With our custom validation function defined, we can register it with the validator by calling the RegisterValidation, passing the rule name and the handler function.

// lead.go
func init() {
  validate = validator.New()
  if err := validate.RegisterValidation("phone", validatePhone); err != nil {
    fmt.Printf("unable to register custom validator: %s\n", err.Error())
  }
}

Last, we can update our lead definition to include our custom validation tag.

// lead.go
Phone string `json:"phone" validate:"phone"`

Testing Custom Validation

Re-running our TestRandomLead test, which already uses a random phone number, illustrates that our validation passes as expected.

To be sure our custom validation is working as intended, we can create a new test with an invalid phone number. In this test, we expect validation to fail.

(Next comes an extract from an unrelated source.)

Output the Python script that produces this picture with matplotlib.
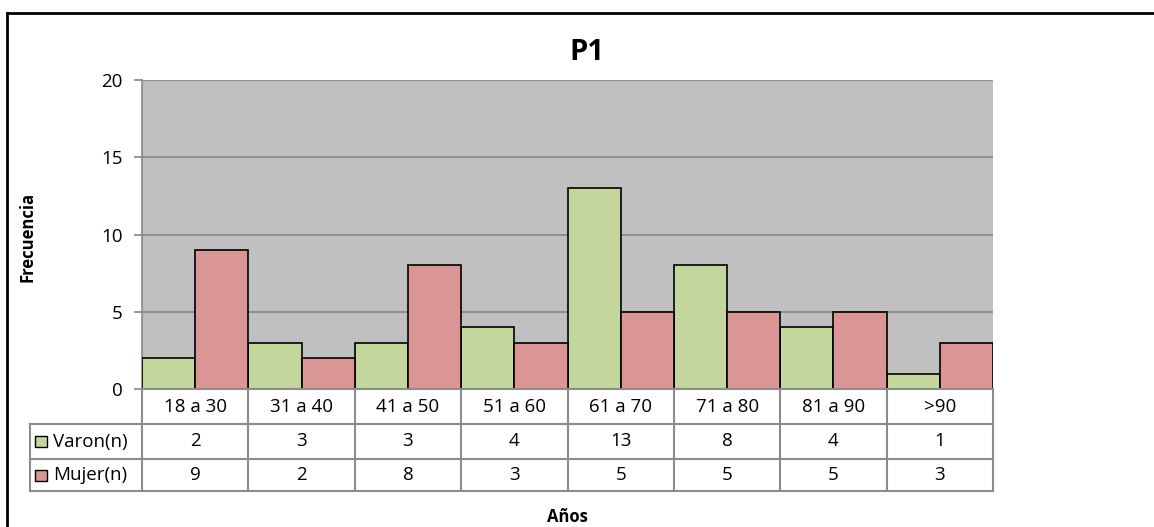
import numpy as np
import matplotlib.pyplot as plt
from matplotlib.patches import Rectangle
from matplotlib.lines import Line2D

categories = ['18 a 30', '31 a 40', '41 a 50', '51 a 60', '61 a 70', '71 a 80', '81 a 90', '>90']
varon = [2, 3, 3, 4, 13, 8, 4, 1]
mujer = [9, 2, 8, 3, 5, 5, 5, 3]
series_names = ['Varon(n)', 'Mujer(n)']
yticks = [0, 5, 10, 15, 20]

green = '#C3D69B'
red = '#D99694'
gridc = '#868686'
linec = '#8C8C8C'

plt.rcParams['font.family'] = ['Open Sans', 'DejaVu Sans']

W, H = 1154, 527
fig = plt.figure(figsize=(W / 100, H / 100), dpi=100)

def fx(px):
    return px / W

def fy(py):
    return 1 - py / H

# plot area in pixels
L, R, T, B = 142, 993, 80, 389
ax = fig.add_axes([fx(L), fy(B), fx(R) - fx(L), fy(T) - fy(B)])
ax.set_facecolor('#C0C0C0')

x = np.arange(len(categories))
ax.bar(x - 0.25, varon, width=0.5, color=green, edgecolor='black', linewidth=1.2, zorder=3)
ax.bar(x + 0.25, mujer, width=0.5, color=red, edgecolor='black', linewidth=1.2, zorder=3)

ax.set_xlim(-0.5, len(categories) - 0.5)
ax.set_ylim(0, 20)
ax.set_yticks(yticks)
ax.set_yticklabels([str(t) for t in yticks], fontsize=13.5)
ax.set_xticks([])
ax.yaxis.grid(True, color=gridc, linewidth=1.2, zorder=0)
ax.tick_params(axis='y', length=6, color=gridc, width=1.2, pad=8)
for s in ['top', 'right', 'bottom']:
    ax.spines[s].set_visible(False)
ax.spines['left'].set_color(gridc)
ax.spines['left'].set_linewidth(1.2)

# data table below the axis
rows_y = [389, 424, 459, 491]
left_col = 30
colw = (R - L) / len(categories)
tfs = 13.5

def hline(x0, x1, y):
    fig.add_artist(Line2D([fx(x0), fx(x1)], [fy(y), fy(y)], color=linec, linewidth=1.5))

def vline(x0, y0, y1):
    fig.add_artist(Line2D([fx(x0), fx(x0)], [fy(y0), fy(y1)], color=linec, linewidth=1.5))

hline(L, R, rows_y[0])
hline(left_col, R, rows_y[1])
hline(left_col, R, rows_y[2])
hline(left_col, R, rows_y[3])
vline(left_col, rows_y[1], rows_y[3])
for i in range(len(categories) + 1):
    vline(L + i * colw, rows_y[0], rows_y[3])

for i, c in enumerate(categories):
    cx = L + (i + 0.5) * colw
    fig.text(fx(cx), fy((rows_y[0] + rows_y[1]) / 2), c, ha='center', va='center', fontsize=tfs)
    fig.text(fx(cx), fy((rows_y[1] + rows_y[2]) / 2), str(varon[i]), ha='center', va='center', fontsize=tfs)
    fig.text(fx(cx), fy((rows_y[2] + rows_y[3]) / 2), str(mujer[i]), ha='center', va='center', fontsize=tfs)

for j, (name, col) in enumerate(zip(series_names, [green, red])):
    yc = (rows_y[j + 1] + rows_y[j + 2]) / 2
    fig.add_artist(Rectangle((fx(35), fy(yc + 5.5)), fx(12), 11 / H, facecolor=col,
                             edgecolor='black', linewidth=1.0))
    fig.text(fx(53), fy(yc), name, ha='left', va='center', fontsize=tfs)

# titles
fig.text(fx(587), fy(52), 'P1', ha='center', va='center', fontsize=21, fontweight='bold')
fig.text(fx(27), fy(237), 'Frecuencia', ha='center', va='center', rotation=90,
         fontsize=12, fontweight='bold')
fig.text(fx(567), fy(517), 'Años', ha='center', va='center', fontsize=12, fontweight='bold')

# outer chart border (extends past the right/bottom edge)
fig.add_artist(Line2D([fx(7), 1.01], [fy(13), fy(13)], color='black', linewidth=2))
fig.add_artist(Line2D([fx(7), fx(7)], [fy(13), -0.01], color='black', linewidth=2))

fig.savefig('out.png', dpi=100)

func TestPhoneInvalid(t *testing.T) {
  js := `{"name": "", "email": "joe@example.com", "organization": "Example, Inc.", "message": "I'm interested in learning more about your project.", "phone": "5", "newsletter": false}`

  var l lead.Lead
  if err := json.Unmarshal([]byte(js), &l); err != nil {
    t.Errorf("failed to unmarshal lead to JSON: %v", err.Error())
  }
  if err := l.Validate(); err == nil {
    t.Errorf("expected validation error, none received")
  }
}

Testing the failed validation in our custom function passes as expected:

λ go test ./lead -run TestPhoneInvalid
ok      github.com/splode/go-input-validation-demo/lead 0.011s

Conclusion

In this exercise, we validated and tested input data for a lead form. Validation tests helped to ensure our validation rules worked as expected. We used a library to generate random data, enhancing the robustness of our tests. We created a validation function to handle custom validation rules.

This process can be used to validate and test many types of data, as well. Maybe you are working with complex mapping or a public health datasets.

Validating data, even if you are confident the data is in good shape, is a smart and defensive strategy. It increases the chances the data you are working with has the type and structure that you expect.

The repo for this exercise is available on GitHub.